Investigation Was Reasonable and Good Faith
The SLC bears the burden of proving that it acted in good faith and conducted a reasonable investigation. First, plaintiffs argued that the SLC relied too much on the work of outside counsel. But the court held that reliance on independent, competent outside counsel was typical and reasonable. A key fact for the court was that the SLC members met formally nine times and informally many times; participated in decisions regarding document collection and other matters; and attended critical witness interviews. The SLC members’ lack of memory concerning details of the investigation was not relevant because “that is why humans write things down.” The SLC’s report was exhaustive, well-documented and included the relevant facts. Although Maroone expressed a lack of enthusiasm about serving on the SLC and described it as a “part-time responsibility,” there was no evidence that such views compromised his diligence. The failure to collect text messages from some individuals paled in comparison to the extensive document collection. In summary, the record amply demonstrated the SLC’s good faith efforts to thoroughly investigate the allegations through a reasonable interview process.
Scope
The court rejected plaintiffs’ contention that the SLC failed sufficiently to consider Garcia II’s stock sales. The SLC found that there was no basis for knowing that Carvana’s stock price would increase after the stock offering and the stock that Garcia II sold was not purchased in the offering but came from stock he had owned since Carvana’s initial public offering. The investment bank retained by the SLC found that there was sufficient liquidity and volume to allow non-participating Carvana stockholders to purchase shares. The investment bank concluded that the economic dilution suffered by the Garcias far outweighed any benefit they received from the offering and in fact they were diluted more than any other stockholder on an absolute dollar basis. The SLC investigated the conduct of two directors and found that although neither were independent as a matter of law, they acted properly with respect to the stock offering. Other flaws alleged by plaintiffs were minimal and did not affect the SLC’s conclusions.
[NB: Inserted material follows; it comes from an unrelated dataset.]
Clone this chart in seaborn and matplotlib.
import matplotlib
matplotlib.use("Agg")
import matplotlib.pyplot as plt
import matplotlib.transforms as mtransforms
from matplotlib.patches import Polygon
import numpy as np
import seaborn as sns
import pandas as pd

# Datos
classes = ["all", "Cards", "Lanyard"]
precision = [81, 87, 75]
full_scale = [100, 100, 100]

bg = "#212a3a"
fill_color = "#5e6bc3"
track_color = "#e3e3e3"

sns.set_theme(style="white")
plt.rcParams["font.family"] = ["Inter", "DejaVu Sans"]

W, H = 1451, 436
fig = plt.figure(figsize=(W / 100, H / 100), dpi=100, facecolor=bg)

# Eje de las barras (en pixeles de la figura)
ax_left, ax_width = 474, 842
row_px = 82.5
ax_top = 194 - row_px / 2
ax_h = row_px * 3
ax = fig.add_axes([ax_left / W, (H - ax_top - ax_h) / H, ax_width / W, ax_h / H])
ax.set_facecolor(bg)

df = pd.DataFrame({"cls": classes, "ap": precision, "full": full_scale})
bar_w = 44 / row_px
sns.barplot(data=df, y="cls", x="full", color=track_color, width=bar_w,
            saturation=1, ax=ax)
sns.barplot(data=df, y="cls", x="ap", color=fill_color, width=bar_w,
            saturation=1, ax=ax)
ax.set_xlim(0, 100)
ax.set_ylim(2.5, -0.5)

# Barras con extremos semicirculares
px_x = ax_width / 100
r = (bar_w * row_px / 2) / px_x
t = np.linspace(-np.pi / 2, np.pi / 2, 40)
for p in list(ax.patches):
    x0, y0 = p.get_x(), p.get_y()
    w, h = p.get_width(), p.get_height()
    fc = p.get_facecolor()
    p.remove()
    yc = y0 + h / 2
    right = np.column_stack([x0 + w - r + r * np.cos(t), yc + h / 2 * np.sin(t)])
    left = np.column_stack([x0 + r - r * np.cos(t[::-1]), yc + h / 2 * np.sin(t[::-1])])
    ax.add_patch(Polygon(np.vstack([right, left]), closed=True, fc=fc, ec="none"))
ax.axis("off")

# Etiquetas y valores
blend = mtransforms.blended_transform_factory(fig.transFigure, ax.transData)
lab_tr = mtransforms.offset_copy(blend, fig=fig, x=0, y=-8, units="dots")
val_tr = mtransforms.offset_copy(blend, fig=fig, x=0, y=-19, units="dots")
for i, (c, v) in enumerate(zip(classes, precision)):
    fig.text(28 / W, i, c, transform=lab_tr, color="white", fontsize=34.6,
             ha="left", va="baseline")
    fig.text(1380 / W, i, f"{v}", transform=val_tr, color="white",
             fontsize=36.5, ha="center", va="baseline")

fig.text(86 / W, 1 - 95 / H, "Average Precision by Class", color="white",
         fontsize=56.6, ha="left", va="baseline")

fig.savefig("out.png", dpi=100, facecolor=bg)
In short, the SLC met its burden and established that its conclusions were the product of a good faith, reasonable investigation. Plaintiffs failed to raise a genuine question of material fact as to the thoroughness of the investigation, the reasonableness of the scope or the reasonableness of the SLC’s conclusions.
The Court’s Examination
The court’s task in exercising its own business judgment was “to determine whether the SLC’s recommended result falls within a range of reasonable outcomes that a disinterested and independent decision maker for the corporation, not acting under any compulsion and with the benefit of the information then available, could reasonably accept.” The court concluded that based on that standard, it accepted the SLC’s recommendation to dismiss the derivative action.
Conclusion
The Carvana decision illustrates how an SLC, if utilized properly, provides a basis for dismissing a derivative action. But it is essential that certain fundamental principles be followed: the SLC members must be independent; competent outside counsel (and an investment bank, if needed) should be retained; the SLC members should actively participate in the investigation; all important issues should be investigated; the findings and conclusions should be well-documented; and the SLC’s conclusions must have a reasonable basis.